Complex-tone pitch representations in the human auditory system

Understanding how the human auditory system processes the physical properties of an acoustical stimulus to give rise to a pitch percept is a fascinating aspect of hearing research. Since most natural sounds are harmonic complex tones, this work focused on the nature of pitch-relevant cues that are necessary for the auditory system to retrieve the pitch of complex sounds.

The existence of different pitch-coding mechanisms for low-numbered (spectrally resolved) and high-numbered (unresolved) harmonics was investigated by comparing pitch-discrimination performance across different cohorts of listeners, specifically those showing enhanced pitch cues (i.e., musicians) and those typically having disrupted pitch cues (i.e., hearing-impaired listeners).

In particular, two main topics were addressed: the relative importance of resolved and unresolved harmonics for normal-hearing (NH) and hearing-impaired (HI) listeners and the effect of musical training for pitch discrimination of complex tones with resolved and unresolved harmonics. Concerning the first topic, behavioral and modeling results in listeners with sensorineural hearing loss (SNHL) indicated that temporal envelope cues of complex tones with unresolved harmonics may be enhanced relative to NH listeners at the output of peripheral auditory filters.

This enhancement of temporal envelope coding was found to be ascribed to a reduction of cochlear compression. Since frequency selectivity and temporal fine structure (TFS) cues are known to be degraded in listeners with SNHL, it is likely that HI listeners rely on the enhanced envelope cues to retrieve the pitch of unresolved harmonics.
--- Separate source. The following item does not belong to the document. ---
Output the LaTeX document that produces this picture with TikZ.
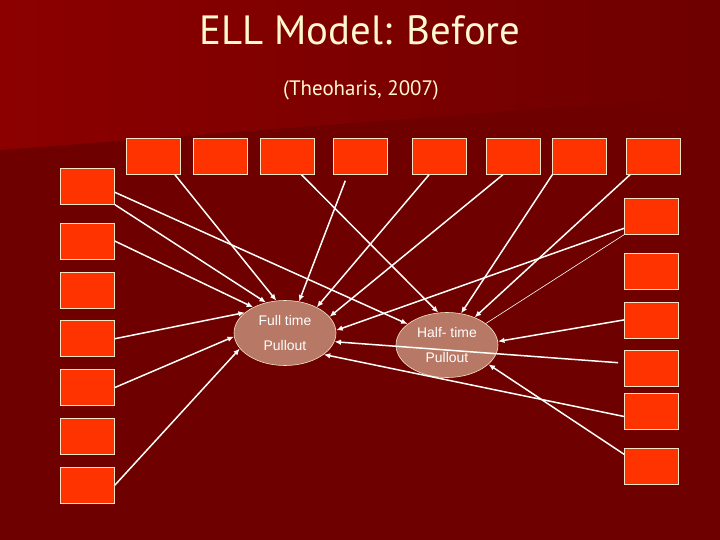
\documentclass[tikz,border=0pt]{standalone}
\usepackage{fontspec}
\setmainfont{Liberation Sans}
\newfontfamily\titlefont{PT Sans}
\usetikzlibrary{positioning,arrows.meta,shapes.geometric}
\definecolor{slidebg}{RGB}{110,0,0}
\definecolor{slidetop}{RGB}{140,0,0}
\definecolor{boxred}{RGB}{255,51,0}
\definecolor{boxedge}{RGB}{245,228,200}
\definecolor{ovalfill}{RGB}{183,121,101}
\definecolor{titlecream}{RGB}{255,248,208}

\begin{document}
\begin{tikzpicture}[
        x=1bp, y=-1bp,
        every node/.style={font=\fontsize{14}{25}\selectfont, text=white!96!boxedge},
        cell/.style={draw=boxedge, fill=boxred, line width=0.8bp, minimum width=54bp, minimum height=36bp, inner sep=0pt},
        oval/.style={ellipse, draw=boxedge, fill=ovalfill, line width=0.6bp, minimum width=102bp, minimum height=65bp, inner sep=0pt, align=center},
        arrow/.style={-{Latex[length=6.5bp,width=5.5bp]}, line width=1.5bp, white!95!boxedge},
        thinline/.style={line width=0.6bp, white!95!boxedge}
    ]
        % Background
        \useasboundingbox (0,0) rectangle (720,540);
        \fill[slidebg] (0,0) rectangle (720,540);
        \shade[left color=slidetop, right color=slidebg] (0,0) -- (720,0) -- (720,95) -- (0,150) -- cycle;

        % Titles
        \node[font=\titlefont\fontsize{41}{41}\selectfont, text=titlecream] (title) at (360,30) {ELL Model: Before};
        \node[font=\titlefont\fontsize{21}{21}\selectfont, text=titlecream] (cite) at (361,90.5) {(Theoharis, 2007)};

        % Top row
        \node[cell] (t1) at (153.5,156.3) {};
        \node[cell, right=12bp of t1] (t2) {};
        \node[cell, right=12.4bp of t2] (t3) {};
        \node[cell, right=18bp of t3] (t4) {};
        \node[cell, right=24bp of t4] (t5) {};
        \node[cell, right=19bp of t5] (t6) {};
        \node[cell, right=12bp of t6] (t7) {};
        \node[cell, right=19bp of t7] (t8) {};

        % Left column
        \node[cell] (l1) at (87.5,186.3) {};
        \node[cell, below=18bp of l1] (l2) {};
        \node[cell, below=12bp of l2] (l3) {};
        \node[cell, below=12bp of l3] (l4) {};
        \node[cell, below=12bp of l4] (l5) {};
        \node[cell, below=12bp of l5] (l6) {};
        \node[cell, below=12bp of l6] (l7) {};

        % Right column
        \node[cell] (r1) at (651.5,216.3) {};
        \node[cell, below=18bp of r1] (r2) {};
        \node[cell, below=12bp of r2] (r3) {};
        \node[cell, below=12bp of r3] (r4) {};
        \node[cell, below=6bp of r4] (r5) {};
        \node[cell, below=18bp of r5] (r6) {};

        % Pullout ovals
        \node[oval] (full) at (285,333) {Full time\\Pullout};
        \node[oval] (half) at (447,345) {Half- time\\Pullout};

        % Arrows from the left column
        \draw[arrow] ([yshift=-6bp]l1.east) -- (half.152);
        \draw[arrow] (l1.south east) -- (full.122);
        \draw[arrow] (l2.east) -- (full.141);
        \draw[arrow] (l4.east) -- (full.153);
        \draw[arrow] (l5.east) -- (full.184);
        \draw[arrow] (l7.east) -- (full.199);

        % Arrows from the top row
        \draw[arrow] ([xshift=-6bp]t1.south east) -- (full.105);
        \draw[arrow] ([xshift=14bp]t3.south) -- (half.105);
        \draw[arrow] ([xshift=-15bp,yshift=-6bp]t4.south) -- (full.66);
        \draw[arrow] ([xshift=-10bp]t5.south) -- (full.39);
        \draw[arrow] ([xshift=-10bp]t6.south) -- (full.20);
        \draw[arrow] (t7.south west) -- (half.66);
        \draw[arrow] ([xshift=4bp]t8.south west) -- (half.45);

        % Arrows from the right column
        \draw[arrow] ([yshift=-12bp]r1.west) -- (full.3);
        \draw[thinline] (r1.south west) -- (half.29);
        \draw[arrow] (r3.west) -- (half.4);
        \draw[arrow] ([xshift=-6bp,yshift=6bp]r4.west) -- (full.-10);
        \draw[arrow] ([yshift=-5bp]r5.west) -- (full.-29);
        \draw[arrow] ([yshift=12bp]r6.west) -- (half.-25);

    \end{tikzpicture}
\end{document}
Hence, the relative importance of pitch cues may be altered in HI listeners, whereby envelope cues may be used instead of TFS cues to obtain a similar performance in pitch discrimination to that of NH listeners. In the second part of this work, behavioral and objective measures of pitch discrimination were carried out in musicians and non-musicians.

Musicians showed an increased pitch-discrimination performance relative to non-musicians for both resolved and unresolved harmonics, although their benefit was larger for the resolved harmonics. Additionally, task-evoked pupil responses were recorded as an indicator of processing effort while listeners performed a pitch-discrimination task.

Although the difficulty of the task was adjusted for each participant to compensate for the individual pitch-discrimination abilities, the musically trained listeners still allocated lower processing effort than did the non-musicians to perform the task at the same performance level. This finding suggests an enhanced pitch representation along the auditory system in musicians, possibly as a result of training, which seemed to be specific to the stimuli containing resolved harmonics.

Finally, a functional magnetic resonance imaging paradigm was used to examine the response of the auditory cortex to resolved and unresolved harmonics in musicians and non-musicians. The neural responses in musicians were enhanced relative to the non-musicians for both resolved and unresolved harmonics in the right auditory cortex, right frontal regions and inferior colliculus.

However, the increase in neural activation in the right auditory cortex of musicians was predictive of the increased pitch-discrimination performance only for resolved harmonics. These results suggest a training-dependent effect in musicians that is partially specific to the resolved harmonics.